We’ll use the Bootstrap Badge component as an example. According to the Typescript React cheatsheet, when we use Typescript > 3.0, we have to use type inference:
import React, { ReactNode } from "react";
import classNames from "classnames";
import { Variant } from "./Bootstrap";
const defaultProps = {
pill: false,
};
export type BadgeProps = {
children: ReactNode;
variant: Variant;
} & typeof defaultProps;
const BS_ROOT = "badge";
function Badge({ children, variant, pill }: BadgeProps): JSX.Element {
return (
<span
className={classNames(BS_ROOT, `${BS_ROOT}-${variant}`, {
[`${BS_ROOT}-pill`]: pill,
})}
>
{children}
</span>
);
}
Badge.defaultProps = defaultProps;
export default Badge;
But imho, this looses the clear distinction between your component’s required and optional props! I would rather have the following BadgeProps type:
export type BadgeProps = {
children: ReactNode;
variant: Variant;
pill?: boolean;
};
An alternative approach
What if we would just use object default values?

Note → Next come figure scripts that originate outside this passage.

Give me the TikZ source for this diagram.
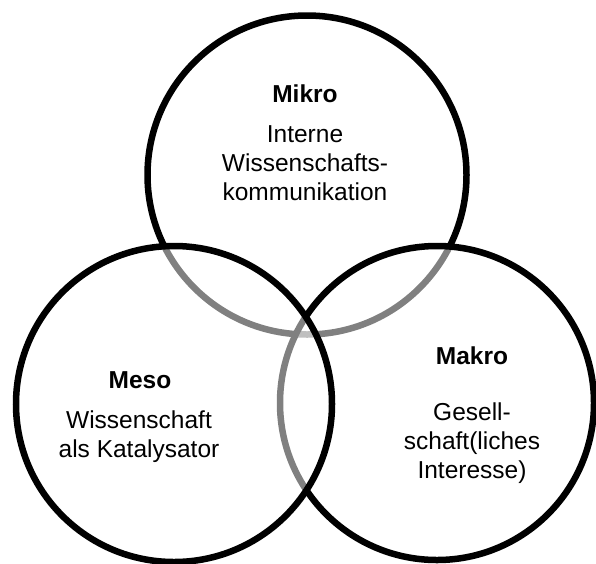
\documentclass[tikz,border=0pt]{standalone}
\usepackage{fontspec}
\setmainfont{Liberation Sans}
\begin{document}
\begin{tikzpicture}[x=1pt,y=-1pt,
  ring/.style={draw=black,line width=6.5pt},
  veil/.style={ring,fill=white,fill opacity=0.5},
  title/.style={font=\fontsize{24.5}{29}\selectfont\bfseries,inner sep=0pt,anchor=base},
  % multi-line blocks are placed by the baseline of their last line
  body/.style={font=\fontsize{24.5}{29}\selectfont,align=center,inner sep=0pt,anchor=base}]
  \useasboundingbox (0,0) rectangle (596,563);
  \clip (0,0) rectangle (596,563);
  % three levels, each lower ring shows through the upper ones
  \draw[ring,fill=white] (307,175) circle[radius=159.5];
  \draw[veil] (437,403) circle[radius=157];
  \draw[veil] (174,404) circle[radius=158];
  % labels
  \node[title] (mikro) at (305,102) {Mikro};
  \node[body]  (mikrotext) at (305,200) {Interne\\Wissenschafts-\\kommunikation};
  \node[title] (meso) at (140,388) {Meso};
  \node[body]  (mesotext) at (139,457) {Wissenschaft\\als Katalysator};
  \node[title] (makro) at (472,364) {Makro};
  \node[body]  (makrotext) at (472,478) {Gesell-\\schaft(liches\\Interesse)};
\end{tikzpicture}
\end{document}
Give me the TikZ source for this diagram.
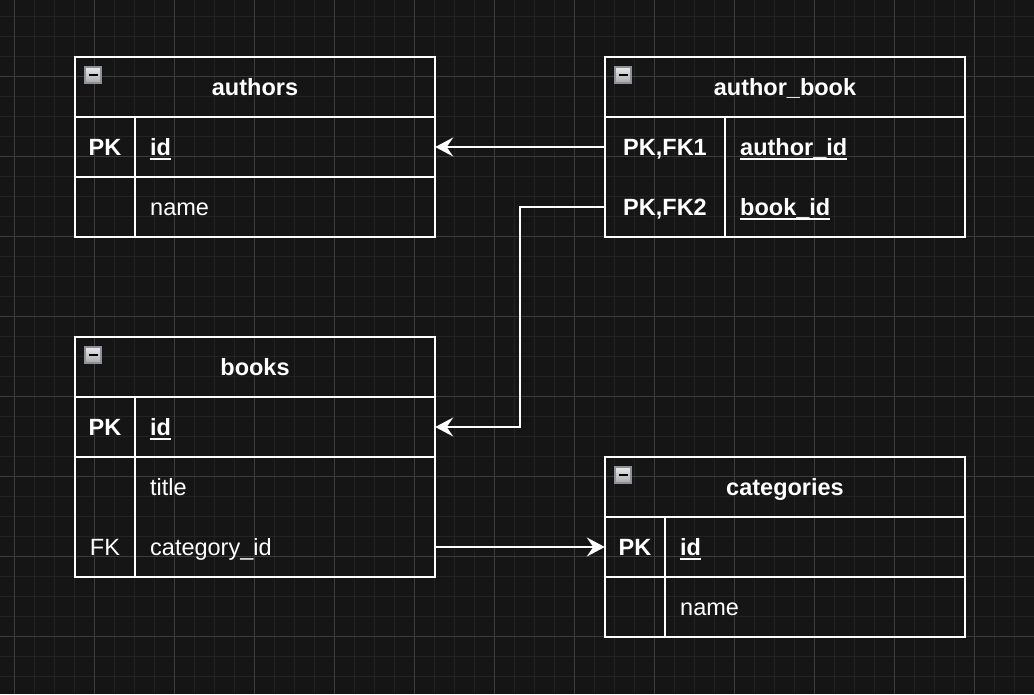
\documentclass[tikz,border=0pt]{standalone}
\usepackage{fontspec}
\setmainfont{Liberation Sans}
\usetikzlibrary{arrows.meta}
\definecolor{bg}{HTML}{151515}
\definecolor{gridminor}{HTML}{232323}
\definecolor{gridmajor}{HTML}{3C3C3C}
\definecolor{iconedge}{HTML}{8A909C}
\definecolor{icontop}{HTML}{EAEAEA}
\definecolor{iconbot}{HTML}{A8A8A8}
\newcommand{\ulx}[1]{\setbox0\hbox{#1}\rlap{\rule[-4.5pt]{\wd0}{2pt}}\box0}
\tikzset{
  ln/.style={white, line width=2pt},
  tbl/.style={draw=white, line width=2pt, rectangle, inner sep=0pt},
  rowbox/.style={rectangle, inner sep=0pt, minimum height=60pt, minimum width=360pt, draw=none},
  txt/.style={text=white, inner sep=0pt, font=\fontsize{23.5}{28}\selectfont},
  hd/.style={txt, anchor=base, font=\fontsize{23.5}{28}\selectfont\bfseries},
  keyb/.style={txt, anchor=base, font=\fontsize{23.5}{28}\selectfont\bfseries},
  keyr/.style={txt, anchor=base},
  fldb/.style={txt, anchor=base west, font=\fontsize{23.5}{28}\selectfont\bfseries},
  fldr/.style={txt, anchor=base west},
  icon/.style={rectangle, minimum size=16pt, inner sep=0pt, draw=iconedge, line width=1.5pt,
    top color=icontop, bottom color=iconbot,
    path picture={\draw[black, line width=2pt] ([xshift=-4.5pt]path picture bounding box.center) -- ([xshift=4.5pt]path picture bounding box.center);}},
  conn/.style={white, line width=2pt, -{Stealth[length=18pt, width=19pt, inset=6.5pt]}}
}
\begin{document}
\begin{tikzpicture}[x=1pt, y=-1pt]
\fill[bg] (0,0) rectangle (1034,694);
\useasboundingbox (0,0) rectangle (1034,694);
% grid
\foreach \x in {14,34,...,1034} \draw[gridminor, line width=1pt] (\x,0) -- (\x,694);
\foreach \y in {16,36,...,694} \draw[gridminor, line width=1pt] (0,\y) -- (1034,\y);
\foreach \x in {14,94,...,1034} \draw[gridmajor, line width=1pt] (\x,0) -- (\x,694);
\foreach \y in {76,156,...,694} \draw[gridmajor, line width=1pt] (0,\y) -- (1034,\y);

% ---------- authors ----------
\node[tbl, minimum width=360pt, minimum height=180pt] (au) at (255,147) {};
\node[rowbox] (au1) at (255,147) {};
\node[rowbox] (au2) at (255,207) {};
\draw[ln] (75,117) -- (435,117);
\draw[ln] (75,177) -- (435,177);
\draw[ln] (135,117) -- (135,237);
\node[icon] (aui) at (93,75) {};
\node[hd] (aut) at (255,95) {authors};
\node[keyb] (au1k) at (105,155) {PK};
\node[fldb] (au1f) at (150,155) {\ulx{id}};
\node[fldr] (au2f) at (150,215) {name};

% ---------- author_book ----------
\node[tbl, minimum width=360pt, minimum height=180pt] (ab) at (785,147) {};
\node[rowbox] (ab1) at (785,147) {};
\node[rowbox] (ab2) at (785,207) {};
\draw[ln] (605,117) -- (965,117);
\draw[ln] (725,117) -- (725,237);
\node[icon] (abi) at (623,75) {};
\node[hd] (abt) at (785,95) {author\_book};
\node[keyb] (ab1k) at (665,155) {PK,FK1};
\node[fldb] (ab1f) at (740,155) {\ulx{author\_id}};
\node[keyb] (ab2k) at (665,215) {PK,FK2};
\node[fldb] (ab2f) at (740,215) {\ulx{book\_id}};

% ---------- books ----------
\node[tbl, minimum width=360pt, minimum height=240pt] (bk) at (255,457) {};
\node[rowbox] (bk1) at (255,427) {};
\node[rowbox] (bk2) at (255,487) {};
\node[rowbox] (bk3) at (255,547) {};
\draw[ln] (75,397) -- (435,397);
\draw[ln] (75,457) -- (435,457);
\draw[ln] (135,397) -- (135,577);
\node[icon] (bki) at (93,355) {};
\node[hd] (bkt) at (255,375) {books};
\node[keyb] (bk1k) at (105,435) {PK};
\node[fldb] (bk1f) at (150,435) {\ulx{id}};
\node[fldr] (bk2f) at (150,495) {title};
\node[keyr] (bk3k) at (105,555) {FK};
\node[fldr] (bk3f) at (150,555) {category\_id};

% ---------- categories ----------
\node[tbl, minimum width=360pt, minimum height=180pt] (ct) at (785,547) {};
\node[rowbox] (ct1) at (785,547) {};
\node[rowbox] (ct2) at (785,607) {};
\draw[ln] (605,517) -- (965,517);
\draw[ln] (605,577) -- (965,577);
\draw[ln] (665,517) -- (665,637);
\node[icon] (cti) at (623,475) {};
\node[hd] (ctt) at (785,495) {categories};
\node[keyb] (ct1k) at (635,555) {PK};
\node[fldb] (ct1f) at (680,555) {\ulx{id}};
\node[fldr] (ct2f) at (680,615) {name};

% ---------- connectors ----------
\coordinate (bend) at (520,207);
\draw[conn] (ab1.west) -- (au1.east);
\draw[conn] (ab2.west) -- (bend) |- (bk1.east);
\draw[conn] (bk3.east) -- (ct1.west);
\end{tikzpicture}
\end{document}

import React, { ReactNode } from "react";
import classNames from "classnames";
import { Variant } from "./Bootstrap";
export type BadgeProps = {
children: ReactNode;
variant: Variant;
pill?: boolean;
};
const BS_ROOT = "badge";
function Badge({ children, variant, pill = false }: BadgeProps): JSX.Element {
return (
<span
className={classNames(BS_ROOT, `${BS_ROOT}-${variant}`, {
[`${BS_ROOT}-pill`]: pill,
})}
>
{children}
</span>
);
}
export default Badge;
See easier and simpler (KISS) and not only that according to a tweet of Dan Abramov, defaultProps will be eventually deprecated for functional components.